54mmCamerone - 1863
The legionnaires kept firing without stopping, alternating between one line and another, following their officers' orders. Nobody said a word, and everybody followed the orders mechanically, shhoting, cleaning the gunbarrels with the ramrod, setting the cock, inserting a new cartridge, lifting the barrel, aiming, shooting again, all with a methodical progression that made the standard-bearer, Maudet, think of an industrial machine.
About fifteen legionnaires had fallen, some of them were still alive. The Mexicans had greater loss. Meanwhile the legionnaires reached the ruined farm. It was an half standing hacienda. These kind of buildings called Camaron but the French pronunciated it Camerone, so the name of that legendary place was passed as such.

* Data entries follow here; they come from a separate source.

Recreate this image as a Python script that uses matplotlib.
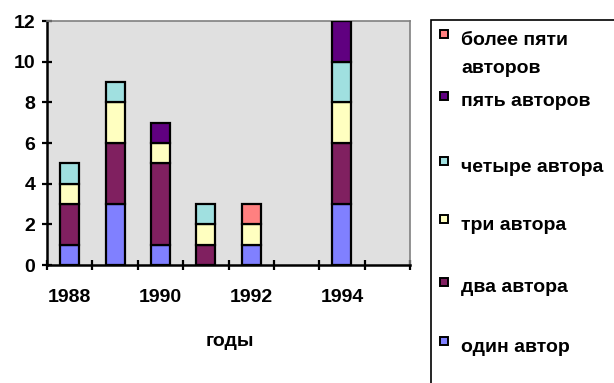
import numpy as np
import matplotlib.pyplot as plt
from matplotlib.patches import Rectangle

plt.rcParams['font.family'] = ['Liberation Sans', 'DejaVu Sans']
plt.rcParams['font.weight'] = 'bold'

years = ['1988', '1989', '1990', '1991', '1992', '1993', '1994', '1995']
series = ['один автор', 'два автора', 'три автора', 'четыре автора',
          'пять авторов', 'более пяти авторов']
one = [1, 3, 1, 0, 1, 0, 3, 0]
two = [2, 3, 4, 1, 0, 0, 3, 0]
three = [1, 2, 1, 1, 1, 0, 2, 0]
four = [1, 1, 0, 1, 0, 0, 2, 0]
five = [0, 0, 1, 0, 0, 0, 2, 0]
more = [0, 0, 0, 0, 1, 0, 0, 0]
colors = ['#8080FF', '#802060', '#FFFFC0', '#A0E0E0', '#600080', '#FF8080']

W, H = 614, 383
fig = plt.figure(figsize=(W / 100, H / 100), dpi=100)
ax = fig.add_axes([47 / W, 1 - 265 / H, 363 / W, 244 / H])
ax.set_facecolor('#E0E0E0')

x = np.arange(len(years))
bottom = np.zeros(len(years))
for vals, col in zip([one, two, three, four, five, more], colors):
    vals = np.array(vals)
    mask = vals > 0
    ax.bar(x[mask], vals[mask], width=0.42, bottom=bottom[mask],
           color=col, edgecolor='black', linewidth=1.6, zorder=3)
    bottom += vals

ax.set_xlim(-0.5, len(years) - 0.5)
ax.set_ylim(0, 12)
ax.set_yticks(range(0, 13, 2))
ax.set_xticks(x[::2])
ax.set_xticklabels(years[::2])
ax.set_xticks(np.arange(-0.5, len(years)), minor=True)
ax.tick_params(axis='x', which='major', length=0, pad=17, labelsize=14)
ax.tick_params(axis='x', which='minor', direction='inout', length=7, width=1.6)
ax.tick_params(axis='y', direction='inout', length=7, width=1.6, labelsize=14, pad=5)
for lab in ax.get_xticklabels() + ax.get_yticklabels():
    lab.set_fontweight('bold')

for side in ['left', 'bottom']:
    ax.spines[side].set_linewidth(1.8)
    ax.spines[side].set_color('black')
for side in ['top', 'right']:
    ax.spines[side].set_linewidth(1.2)
    ax.spines[side].set_color('#808080')

fig.text(230 / W, 1 - 342 / H, 'годы', ha='center', va='center',
         fontsize=14, fontweight='bold')

# легенда справа, рамка уходит за край рисунка
fig.patches.append(Rectangle((431 / W, -0.1), 0.5, 1.1 - 20 / H,
                             transform=fig.transFigure, fill=False,
                             edgecolor='black', linewidth=1.2))
leg_labels = ['более пяти\nавторов', 'пять авторов', 'четыре автора',
              'три автора', 'два автора', 'один автор']
box_y = [34, 96, 161, 219, 282, 341]
base_y = [45, 106, 172, 230, 292, 352]
for lab, col, by, ty in zip(leg_labels, colors[::-1], box_y, base_y):
    fig.patches.append(Rectangle((440 / W, 1 - (by + 4) / H), 8 / W, 8 / H,
                                 transform=fig.transFigure, facecolor=col,
                                 edgecolor='black', linewidth=1.4))
    for i, line in enumerate(lab.split('\n')):
        fig.text(461 / W, 1 - (ty + 28 * i) / H, line, ha='left', va='baseline',
                 fontsize=14, fontweight='bold')

fig.savefig('out.png', dpi=100)
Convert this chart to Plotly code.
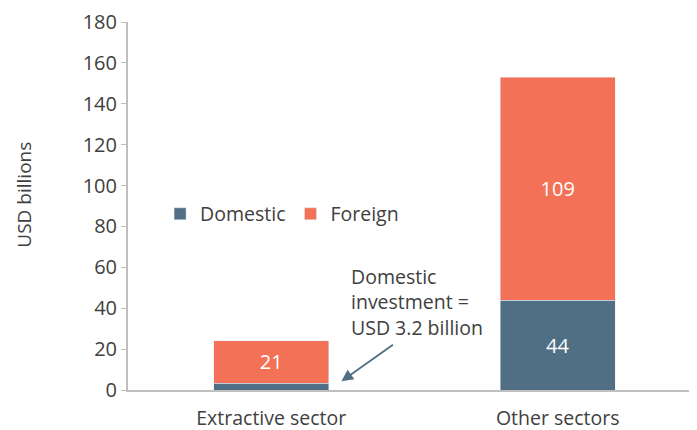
import plotly.graph_objects as go

sectors = ["Extractive sector", "Other sectors"]
domestic = [3.2, 44]
foreign = [21, 109]
domestic_labels = ["", "44"]
foreign_labels = ["21", "109"]

font = "'Open Sans', sans-serif"
grey = "#404040"

fig = go.Figure()
fig.add_trace(go.Bar(x=sectors, y=domestic, name="Domestic", marker_color="#506F84",
                     text=domestic_labels, textposition="inside", insidetextanchor="middle",
                     textfont=dict(color="white", size=20)))
fig.add_trace(go.Bar(x=sectors, y=foreign, name="Foreign", marker_color="#F37157",
                     text=foreign_labels, textposition="inside", insidetextanchor="middle",
                     textfont=dict(color="white", size=20)))

fig.add_annotation(x=0.272, y=43, xref="x", yref="y", xanchor="left", yanchor="middle",
                   text="Domestic<br>investment =<br>USD 3.2 billion", showarrow=False,
                   align="left", font=dict(size=19.5, color=grey))
fig.add_annotation(x=0.245, y=4.3, ax=0.43, ay=22.7, xref="x", yref="y", axref="x", ayref="y",
                   text="", showarrow=True, arrowhead=2, arrowsize=1.3, arrowwidth=1.8,
                   arrowcolor="#506F84")
# axis title, sits a bit above the middle of the axis
fig.add_annotation(x=-0.182, y=0.53, xref="paper", yref="paper", text="USD billions",
                   textangle=-90, showarrow=False, xanchor="center", yanchor="middle",
                   borderpad=0, font=dict(size=19, color=grey))

# page body adds a small offset
fig.update_layout(
    barmode="stack", bargap=0.6,
    width=693, height=430,
    margin=dict(l=120, r=0, t=10, b=48),
    paper_bgcolor="white", plot_bgcolor="white",
    font=dict(family=font, size=19, color=grey),
    showlegend=True,
    legend=dict(orientation="h", x=0.056, y=0.478, xanchor="left", yanchor="middle",
                font=dict(size=19.5, color=grey), bgcolor="rgba(0,0,0,0)",
                traceorder="normal", itemwidth=30),
)
fig.update_xaxes(showline=True, linecolor="#BFBFBF", linewidth=2, ticks="",
                 ticklabelstandoff=10, tickfont=dict(size=19.5, color=grey))
fig.update_yaxes(range=[0, 180], dtick=20, showgrid=False, zeroline=False,
                 showline=True, linecolor="#BFBFBF", linewidth=2,
                 ticks="outside", ticklen=5, tickcolor="#BFBFBF",
                 ticklabeloverflow="allow",
                 tickfont=dict(size=20, color=grey))

fig.write_html("out.html")
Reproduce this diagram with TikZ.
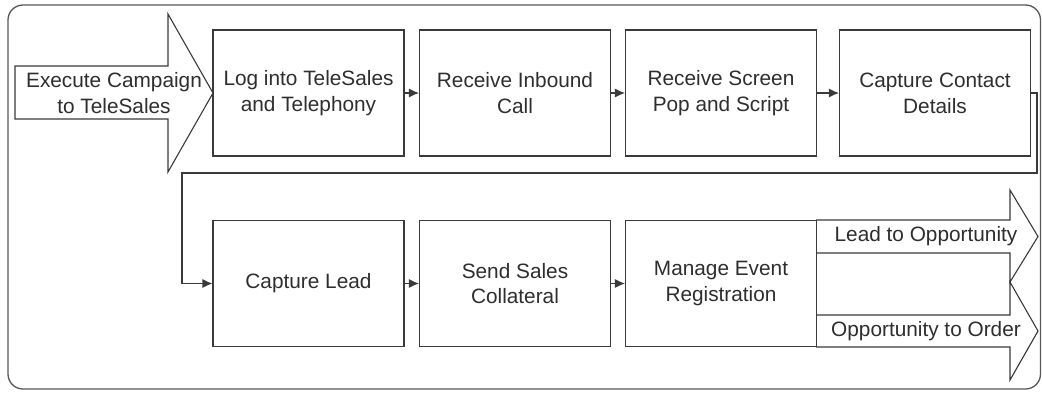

They entrenched there in order to slow down the Mexicans' attack, thus keeping the enemy busy and protecting the supply caravan. They had no food nor water, since their mules with vittles remained far away.
A Mexican officer came alone to ask them to surrender because they had no chance if they would fight with 800 Mexican cavalrymen. Corporal Luis Favas, a Spaniard, translated into French the Mexican's request. Captain Danjou answered ''Nous avons des cartouches et ne nous rendrons pas!". Lifting his fist Danjou swore, that he would fight to the death. All of the legionnaires swore in front of their commander that they would never surrender.
The 800 Mexicans took positions and prepared for the battle. Their attack was effective this time. The legionnaires caused great loss on Mexicans' lines with their well aimed shots, but they began to loose their fire power.
Everybody hoped reinforcements would arrive, but the only reinforcements arrived for Mexicans, 1200 foot soldiers.